While they fear that their son Elrond is dead, the narrator reveals that Maidros loves him like a son and feels dread over what they did. Eärendel heads to Valinor with the Silmaril leading them there. When he arrives, nobody agrees to follow him into Valinor as they fear the gods. Eärendel is dismayed to see Kôr and Tûn empty. However, he is summoned before the gods and speaks for both the elves and men asking the gods to forgive both. An army is raised from Valar with Eärendel as their guide as the Gods build him a tower near the sea. His wife, Elwing, spends much of her time as a bird and they create a magical ship together with the help of the Silmaril. The army marches north and engages in the Great Battle (or the Battle of Wrath and Thunder). Many men arrive to aid the Elves as Eärendel arrives with a fleet of birds, slaying the dragon Ancalagon. They destroy Morgoth’s hold over Angband and free all the thralls.

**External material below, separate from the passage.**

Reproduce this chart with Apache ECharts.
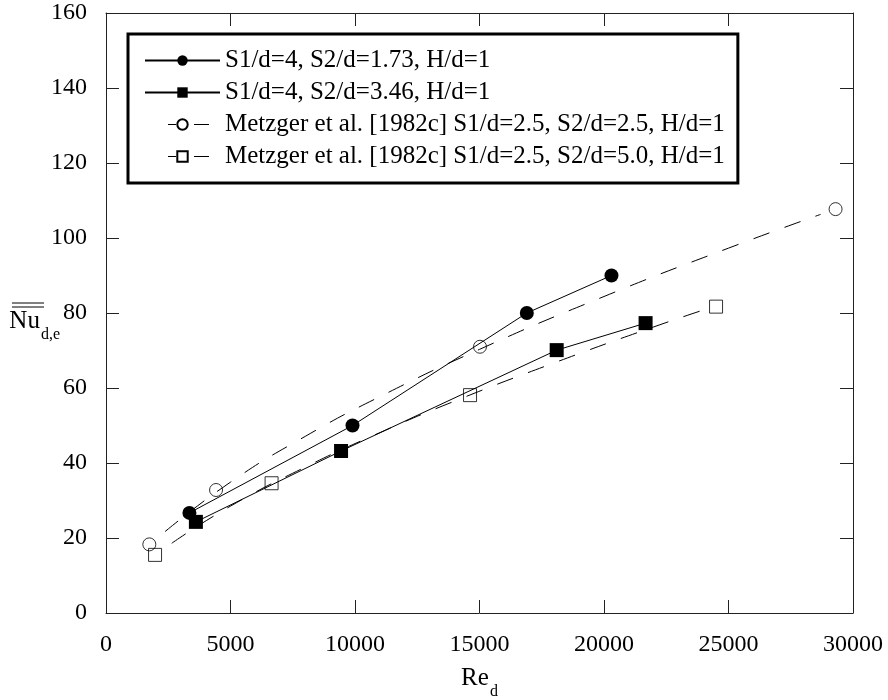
<!DOCTYPE html>
<html>
<head>
<meta charset="utf-8">
<script src="https://cdn.jsdelivr.net/npm/echarts@6/dist/echarts.min.js"></script>
<style>
html,body{margin:0;padding:0;background:#fff;}
#chart{width:888px;height:700px;}
</style>
</head>
<body>
<div id="chart"></div>
<script>
// ---- data ----
const seriesNames = [
  'S1/d=4, S2/d=1.73, H/d=1',
  'S1/d=4, S2/d=3.46, H/d=1',
  'Metzger et al. [1982c] S1/d=2.5, S2/d=2.5, H/d=1',
  'Metzger et al. [1982c] S1/d=2.5, S2/d=5.0, H/d=1'
];
const s1Re = [3350, 9900, 16900, 20300];
const s1Nu = [26.7, 50.0, 80.0, 90.0];
const s2Re = [3610, 9440, 18100, 21670];
const s2Nu = [24.3, 43.2, 70.1, 77.3];
const m1Re = [1740, 4420, 15020, 29300];
const m1Nu = [18.3, 32.8, 71.0, 107.7];
const m2Re = [1970, 6650, 14620, 24500];
const m2Nu = [15.5, 34.6, 58.1, 81.7];
// dashed fit curves
const fit1Re = [2370, 5000, 8000, 11000, 15000, 20000, 25000, 28700];
const fit1Nu = [21.7, 34.9, 47.1, 57.7, 70.3, 84.4, 97.3, 106.3];
const fit2Re = [2640, 5000, 8000, 11000, 14000, 18000, 22000, 24450];
const fit2Nu = [18.6, 28.5, 38.9, 48.1, 56.5, 66.7, 76.3, 81.8];
const xTicks = [0, 5000, 10000, 15000, 20000, 25000, 30000];
const yTicks = [0, 20, 40, 60, 80, 100, 120, 140, 160];

const pairs = (xs, ys) => xs.map((x, i) => [x, ys[i]]);
const FONT = '"Liberation Serif", "Times New Roman", serif';

const chart = echarts.init(document.getElementById('chart'), null, {renderer: 'canvas'});

const axisCommon = {
  type: 'value',
  axisLine: {show: true, onZero: false, lineStyle: {color: '#222', width: 1}},
  axisTick: {show: true, inside: true, length: 13, lineStyle: {color: '#222', width: 1}},
  splitLine: {show: false},
  minorTick: {show: false}
};

const openItem = {color: 'rgba(0,0,0,0)', borderColor: '#000', borderWidth: 1};
const plainNum = v => String(v);
const legendDash = {color: '#000', width: 1, type: [8, 18, 15, 56], dashOffset: 74};

const option = {
  animation: false,
  backgroundColor: '#fff',
  grid: {left: 106, right: 35, top: 13, bottom: 87, containLabel: false, outerBoundsMode: 'none'},
  xAxis: [
    Object.assign({}, axisCommon, {
      min: xTicks[0], max: xTicks[xTicks.length - 1], interval: 5000,
      position: 'bottom',
      axisLabel: {show: true, margin: 20, color: '#000', fontFamily: FONT, fontSize: 24, formatter: plainNum},
      name: '{a|Re}{b|d}',
      nameLocation: 'middle',
      nameGap: 53,
      nameMoveOverlap: false,
      nameTextStyle: {
        fontFamily: FONT, color: '#000',
        rich: {
          a: {fontFamily: FONT, fontSize: 25, color: '#000', lineHeight: 25, verticalAlign: 'top'},
          b: {fontFamily: FONT, fontSize: 16, color: '#000', lineHeight: 16, padding: [18, 0, 0, 1], verticalAlign: 'top'}
        }
      }
    }),
    Object.assign({}, axisCommon, {
      min: xTicks[0], max: xTicks[xTicks.length - 1], interval: 5000,
      position: 'top',
      axisLabel: {show: false}
    })
  ],
  yAxis: [
    Object.assign({}, axisCommon, {
      min: yTicks[0], max: yTicks[yTicks.length - 1], interval: 20,
      position: 'left',
      axisLabel: {show: true, margin: 19, color: '#000', fontFamily: FONT, fontSize: 24, formatter: plainNum},
      name: '{a|Nu}{b|d,e}',
      nameLocation: 'middle',
      nameRotate: 0,
      nameGap: 46,
      nameMoveOverlap: false,
      nameTextStyle: {
        fontFamily: FONT, color: '#000', align: 'right', verticalAlign: 'middle',
        padding: [16, 0, 0, 0],
        rich: {
          a: {fontFamily: FONT, fontSize: 25, color: '#000', lineHeight: 25, verticalAlign: 'top'},
          b: {fontFamily: FONT, fontSize: 16, color: '#000', lineHeight: 16, padding: [18, 0, 0, 1], verticalAlign: 'top'}
        }
      }
    }),
    Object.assign({}, axisCommon, {
      min: yTicks[0], max: yTicks[yTicks.length - 1], interval: 20,
      position: 'right',
      axisLabel: {show: false}
    })
  ],
  legend: {
    show: true,
    orient: 'vertical',
    left: 128, top: 34,
    padding: [14, 13, 14, 16],
    itemGap: 7,
    itemWidth: 75,
    itemHeight: 13,
    backgroundColor: '#fff',
    borderColor: '#000',
    borderWidth: 3,
    borderRadius: 0,
    textStyle: {fontFamily: FONT, fontSize: 25, color: '#000'},
    data: [
      {name: seriesNames[0]},
      {name: seriesNames[1]},
      {name: seriesNames[2], lineStyle: legendDash},
      {name: seriesNames[3], lineStyle: legendDash}
    ]
  },
  graphic: [
    {type: 'line', shape: {x1: 12, y1: 303, x2: 44, y2: 303}, style: {stroke: '#000', lineWidth: 1}},
    {type: 'line', shape: {x1: 12, y1: 307, x2: 44, y2: 307}, style: {stroke: '#000', lineWidth: 1}}
  ],
  series: [
    {
      name: seriesNames[0], type: 'line', data: pairs(s1Re, s1Nu),
      symbol: 'circle', symbolSize: 14,
      itemStyle: {color: '#000'},
      lineStyle: {color: '#000', width: 1},
      z: 3
    },
    {
      name: seriesNames[1], type: 'line', data: pairs(s2Re, s2Nu),
      symbol: 'rect', symbolSize: 14,
      itemStyle: {color: '#000'},
      lineStyle: {color: '#000', width: 1},
      z: 3
    },
    {
      name: seriesNames[2], type: 'line', data: pairs(fit1Re, fit1Nu),
      smooth: true, showSymbol: false,
      symbol: 'circle', symbolSize: 12,
      itemStyle: openItem,
      lineStyle: {color: '#000', width: 1, type: [17, 16]},
      z: 2
    },
    {
      name: seriesNames[2], type: 'scatter', data: pairs(m1Re, m1Nu),
      symbol: 'circle', symbolSize: 13,
      itemStyle: openItem,
      z: 4
    },
    {
      name: seriesNames[3], type: 'line', data: pairs(fit2Re, fit2Nu),
      smooth: true, showSymbol: false,
      symbol: 'rect', symbolSize: 12,
      itemStyle: openItem,
      lineStyle: {color: '#000', width: 1, type: [17, 16]},
      z: 2
    },
    {
      name: seriesNames[3], type: 'scatter', data: pairs(m2Re, m2Nu),
      symbol: 'rect', symbolSize: 13,
      itemStyle: openItem,
      z: 4
    }
  ]
};
chart.setOption(option);
</script>
</body>
</html>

The army then marches west, but Maidros and Maglor ask Fionwë for a Silmarils, but he refuses because of the evil curse still upon them. However, they decide to invade the camp and steal two of the Silmaril. However, it burns both of them with unbearable pain, and one throws his into a fiery pit while the other throws it into the sea. The army then returns to Valinor while some Gnomes and dark-elves settle in the west and on the Lonely Isle. The gods declare that the outerlands are for Mankind, but only the Elves can return to Valinor if they choose. Eärendel keeps watch over Morgoth as the Valar send him through the Door of Timeless Night where they seal Morgoth away. A prophecy declares that Morgoth will return while the Valar are weak, but Eärendel will return with him and all men will be avenged. The Silmarils will be recovered and the Two Trees will be reborn as Valinor is leveled to allow the light to spread throughout the world.

Christopher ends this novel with a list of names related to The Fall of Gondolin and the entire saga of Middle-earth, as well as a few more notes from Tolkien. He also includes a genealogy of both Tuor and Finwë’s family, and a hand drawn map of the portions of Middle-earth important to The Fall of Gondolin.